Published November 2014
This report presents a technical and economic evaluation of three technologies used in the production of benzene, toluene, and xylenes (BTX). The feedstocks for the BTX processes are C3-C4 range aliphatic/olefinic hydrocarbons. PEP Reports 129A, 129B, and 182B (published in 1996, 2006, and 2008, respectively), covered BTX technologies based on the catalytic reforming of light naphtha or pyrolysis gasoline.
The current report, however, focuses on BTX produced from liquefied petroleum gas (LPG) as individual, refined products that serve as feedstocks for several other commercially important derivative chemicals. Hence, the starting materials covered in this report differ from those in previous reports covering aromatics.

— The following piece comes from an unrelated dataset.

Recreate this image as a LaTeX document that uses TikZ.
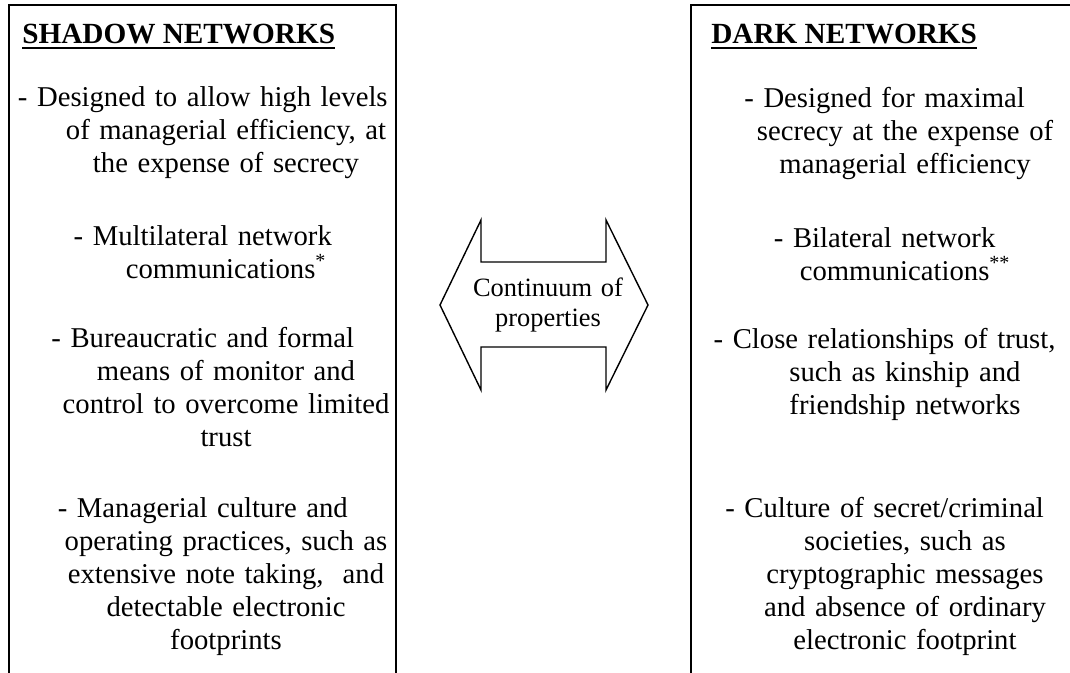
\documentclass[tikz,border=0pt]{standalone}
\usepackage{fontspec}
\setmainfont{Liberation Serif}
\tikzset{
  frame/.style={draw=black, line width=1.3pt},
  heading/.style={font=\fontsize{20.8}{23.5}\selectfont\bfseries,
    anchor=base west, inner sep=0pt},
  item/.style={font=\fontsize{20.4}{23.5}\selectfont, text width=12cm,
    align=center, anchor=base, inner sep=0pt},
  twoway/.style={draw=black, line width=1pt, line join=miter},
  arrowtext/.style={font=\fontsize{18.8}{22}\selectfont, text width=4cm,
    align=center, anchor=base, inner sep=0pt}
}
\newcommand{\dashlead}[2][33pt]{-\ #2\rule{#1}{0pt}}

\begin{document}
\begin{tikzpicture}[x=0.025cm, y=-0.025cm]
        \useasboundingbox (0,0) rectangle (1070,672);
        % the two boxes (cut off by the page)
        \draw [frame] (9,5) rectangle (396,700);
        \draw [frame] (691,5) rectangle (1100,700);
        % shadow networks
        \node [style=heading] (sh) at (22,43) {SHADOW NETWORKS};
        \node [style=item] (s1) at (226,106) {\dashlead{Designed to allow high levels}\\
          of managerial efficiency, at\\ the expense of secrecy};
        \node [style=item] (s2) at (226,245) {\dashlead{Multilateral network}\\
          communications\textsuperscript{*}};
        \node [style=item] (s3) at (226,347) {\dashlead{Bureaucratic and formal}\\
          means of monitor and\\ control to overcome limited\\ trust};
        \node [style=item] (s4) at (226,517) {\dashlead{Managerial culture and}\\
          operating practices, such as\\ extensive note taking,~ and\\
          detectable electronic\\ footprints};
        % dark networks
        \node [style=heading] (dk) at (711,43) {DARK NETWORKS};
        \node [style=item] (d1) at (905,107) {\dashlead[29pt]{Designed for maximal}\\
          secrecy at the expense of\\ managerial efficiency};
        \node [style=item] (d2) at (905,247) {\dashlead[29pt]{Bilateral network}\\
          communications\textsuperscript{**}};
        \node [style=item] (d3) at (905,348) {\dashlead[29pt]{Close relationships of trust,}\\
          such as kinship and\\ friendship networks};
        \node [style=item] (d4) at (905,517) {\dashlead[29pt]{Culture of secret/criminal}\\
          societies, such as\\ cryptographic messages\\ and absence of ordinary\\
          electronic footprint};
        \draw [line width=1.4pt] ([yshift=-3.5pt]sh.base west) -- ([yshift=-3.5pt]sh.base east);
        \draw [line width=1.4pt] ([yshift=-3.5pt]dk.base west) -- ([yshift=-3.5pt]dk.base east);
        % two-way arrow in the middle
        \draw [style=twoway] (440,305) -- (481,220) -- (481,262) -- (606,262) -- (606,220)
          -- (648,305) -- (606,390) -- (606,347) -- (481,347) -- (481,390) -- cycle;
        \node [style=arrowtext] (cont) at (548,296) {Continuum of\\ properties};
    \end{tikzpicture}
\end{document}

From the perspective of feedstocks, LPG has a cost advantage over light naphtha-range hydrocarbons. However, many LPG production regions are remote, resulting in high transportation costs, leading LPG producers to look for ways to convert LPG (or C3-C4-rich streams) into more valuable products that are in higher demand, such as BTX. The three technologies analyzed in this report are UOP-BP Cyclar technology, SINOPEC Luoyang GTA technology, and Mitsubishi-Chiyoda Z-Forming technology.

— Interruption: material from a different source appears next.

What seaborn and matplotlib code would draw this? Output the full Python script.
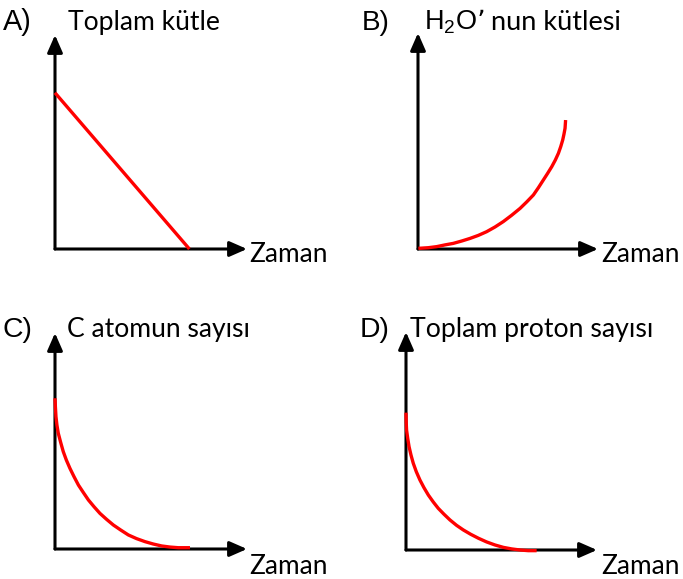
import matplotlib
matplotlib.use("Agg")
import matplotlib.pyplot as plt
import seaborn as sns

sns.set_theme(style="white")
plt.rcParams["font.family"] = ["Liberation Sans", "DejaVu Sans"]

# ---------------- data (axes run 0..1 from origin to arrow tip) ----------------
panel_letters = ["A)", "B)", "C)", "D)"]
y_titles = ["Toplam kütle", "H$_\\mathregular{2}$O’", "C atomun sayısı", "Toplam proton sayısı"]
y_title_b_rest = "nun kütlesi"
x_title = "Zaman"

a_time = [0.0, 0.70]
a_mass = [0.73, 0.0]

b_time = [0.002, 0.057, 0.104, 0.150, 0.196, 0.243, 0.289, 0.335, 0.381, 0.428, 0.474, 0.520, 0.567,
          0.604, 0.641, 0.669, 0.696, 0.720, 0.743, 0.763, 0.780, 0.793, 0.804, 0.811, 0.817, 0.820]
b_mass = [0.003, 0.006, 0.011, 0.019, 0.026, 0.037, 0.049, 0.063, 0.080, 0.102, 0.127, 0.156, 0.188,
          0.218, 0.250, 0.284, 0.319, 0.350, 0.381, 0.412, 0.443, 0.474, 0.505, 0.532, 0.559, 0.597]

c_time = [0.0, 0.002, 0.005, 0.010, 0.017, 0.030, 0.043, 0.059, 0.078, 0.099, 0.122, 0.148, 0.174,
          0.203, 0.234, 0.269, 0.304, 0.342, 0.382, 0.425, 0.469, 0.512, 0.556, 0.599, 0.642, 0.703]
c_count = [0.698, 0.659, 0.613, 0.574, 0.536, 0.492, 0.451, 0.412, 0.373, 0.335, 0.296, 0.261, 0.227,
           0.196, 0.165, 0.137, 0.111, 0.088, 0.065, 0.048, 0.034, 0.023, 0.014, 0.009, 0.006, 0.006]

d_time = [0.0, 0.001, 0.003, 0.009, 0.016, 0.026, 0.038, 0.054, 0.073, 0.094, 0.117, 0.143, 0.169,
          0.199, 0.230, 0.265, 0.300, 0.339, 0.379, 0.422, 0.466, 0.510, 0.553, 0.597, 0.640, 0.684]
d_count = [0.630, 0.589, 0.550, 0.512, 0.474, 0.436, 0.398, 0.359, 0.321, 0.286, 0.252, 0.220, 0.191,
           0.164, 0.138, 0.113, 0.092, 0.072, 0.054, 0.037, 0.023, 0.012, 0.005, 0.000, -0.003, -0.003]

# ---------------- layout ----------------
W, H = 683, 579
fig = plt.figure(figsize=(W / 100, H / 100), dpi=100)
fig.patch.set_facecolor("white")
renderer = fig.canvas.get_renderer()

# (origin_x, origin_y, tip_x, tip_y) in pixels
boxes = [(55, 249, 247, 35), (418, 249, 598, 33), (55, 549, 247, 333), (406, 550, 597, 332)]
series = [(a_time, a_mass), (b_time, b_mass), (c_time, c_count), (d_time, d_count)]

for (ox, oy, tx, ty), (xs, ys) in zip(boxes, series):
    ax = fig.add_axes([ox / W, 1 - oy / H, (tx - ox) / W, (oy - ty) / H])
    ax.set_xlim(0, 1)
    ax.set_ylim(0, 1)
    ax.axis("off")
    arrow = dict(arrowstyle="-|>,head_length=10.5,head_width=4.6", mutation_scale=1,
                 lw=2.2, color="black", shrinkA=0, shrinkB=0)
    ax.annotate("", xy=(1, 0), xytext=(0, 0), xycoords="axes fraction",
                textcoords="axes fraction", arrowprops=arrow)
    ax.annotate("", xy=(0, 1), xytext=(0, 0), xycoords="axes fraction",
                textcoords="axes fraction", arrowprops=arrow)
    sns.lineplot(x=xs, y=ys, ax=ax, color="#ff0000", lw=2.4, sort=False,
                 estimator=None, legend=False)
    for ln in ax.lines:
        ln.set_clip_on(False)
        ln.set_solid_capstyle("butt")
        ln.set_solid_joinstyle("round")
        ln.set_zorder(3)


def put(s, x0, x1, ybase, family):
    t = fig.text(x0 / W, 1 - ybase / H, s, family=family, fontsize=20,
                 va="baseline", ha="left", color="black")
    bb = t.get_window_extent(renderer)
    t.set_fontsize(20 * (x1 - x0) / bb.width)
    return t


arial = ["Liberation Sans", "DejaVu Sans"]
calib = ["Lato", "DejaVu Sans"]

put(panel_letters[0], 3, 32, 30, arial)
tb = put(panel_letters[1], 362, 390, 30, arial)
put(panel_letters[2], 3, 33, 337, arial)
put(panel_letters[3], 360, 390, 337, arial)

put(y_titles[0], 68, 220, 30, calib)
fig.text(424 / W, 1 - 30 / H, y_titles[1], family=arial, fontsize=tb.get_fontsize() * 0.97,
         va="baseline", ha="left", color="black")
put(y_title_b_rest, 491, 622, 30, calib)
put(y_titles[2], 67, 250, 337, calib)
put(y_titles[3], 410, 653, 337, calib)

put(x_title, 249, 327, 262, calib)
put(x_title, 601, 679, 262, calib)
put(x_title, 249, 327, 574, calib)
put(x_title, 601, 679, 574, calib)

fig.savefig("out.png", dpi=100, facecolor="white")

UOP-BP's Cyclar technology is based on a bifunctional catalyst consisting of a metal (gallium) modified zeolite (ZSM-5) base material. The highlight of this process is the proprietary continuous catalyst regeneration system (CCR system), a feature used by UOP for the last 40 years. Another important feature of the process is the type of reforming system, which consists of a series of vertically stacked reactors in which catalyst flows down under gravity in the form of a dense medium and reactants flow through the catalyst bed in a radial direction. Operating conditions are 896-1,022°F (480-550°C) at <100 psia. BTX yield can be up to 60-65 wt%. Feed to process is LPG or light naphtha. For BTX separation, only simple distillation (SD) is used.
SINOPEC Luoyang's GTA technology is also based on a bifunctional catalyst consisting of a metal (undisclosed, but likely zinc or gallium) modified zeolite (ZSM-5) base material. The reforming reactors are of an adiabatic, fixed-bed type. Operating conditions are 860-986°F (460-530°C) at <70 psia. BTX yield can be up to 55-60 wt%. Feed to process is C4-rich olefinic streams. For BTX separation, only SD is used.

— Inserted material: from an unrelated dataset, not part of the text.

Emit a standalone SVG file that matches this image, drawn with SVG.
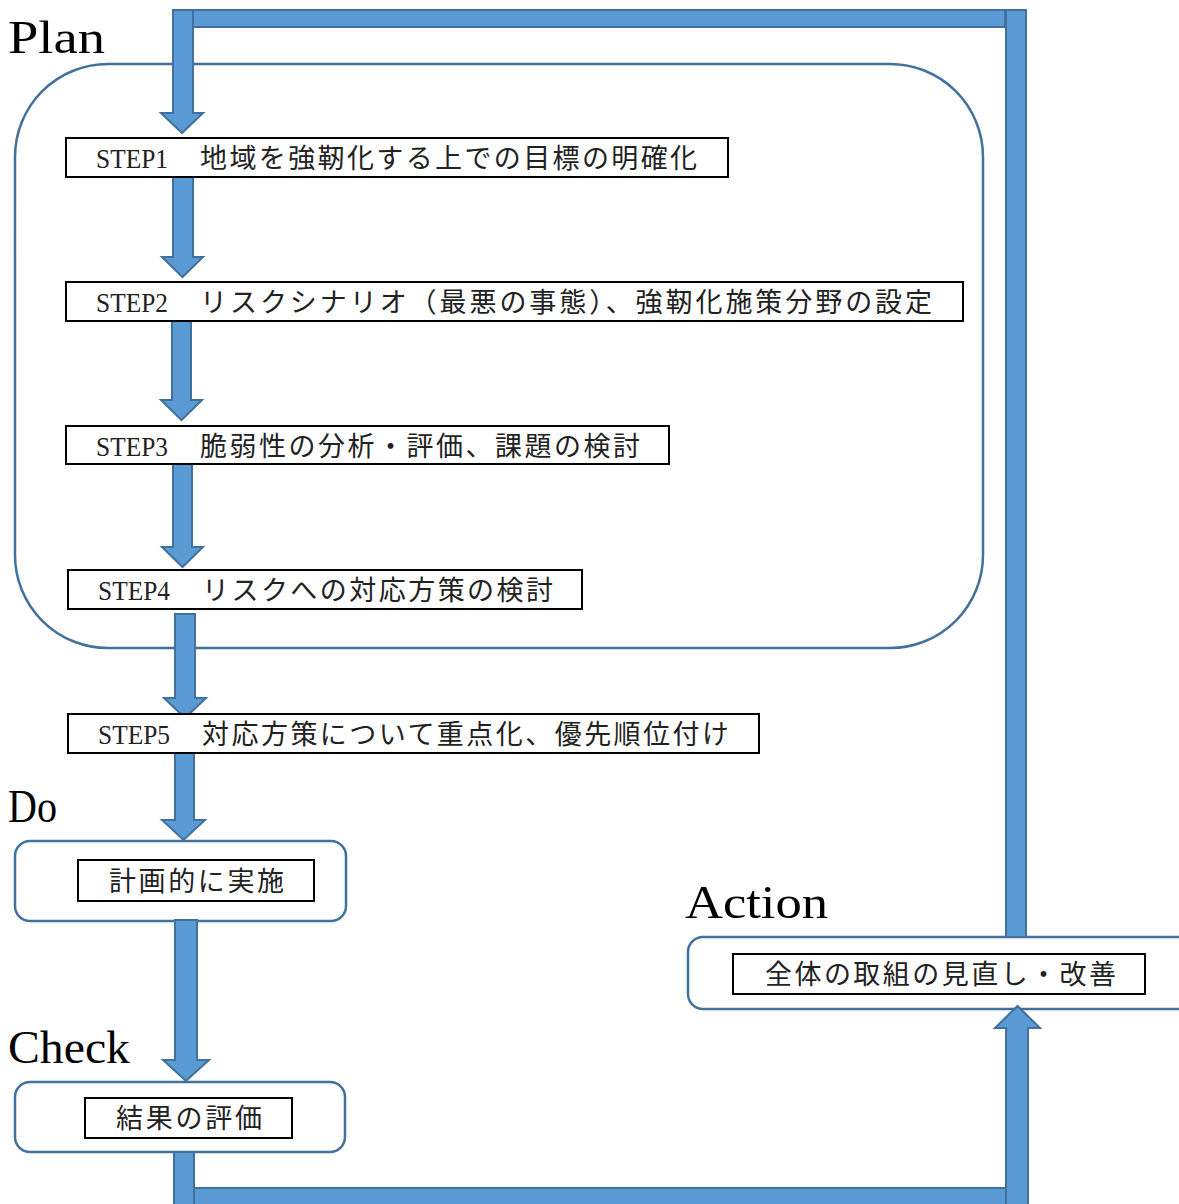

Mitsubishi-Chiyoda's Z-Forming technology is also based on a bifunctional catalyst consisting of a metal (undisclosed, but likely zinc) modified zeolite (ZSM-5) base material. The reforming reactors are of an adiabatic, fixed-bed type. Operating conditions are 932-1,112°F (500-600°C) at <100 psia. BTX yield can be up to 55-58 wt%. Feed to process is LPG or light naphtha. For BTX separation, only SD is used.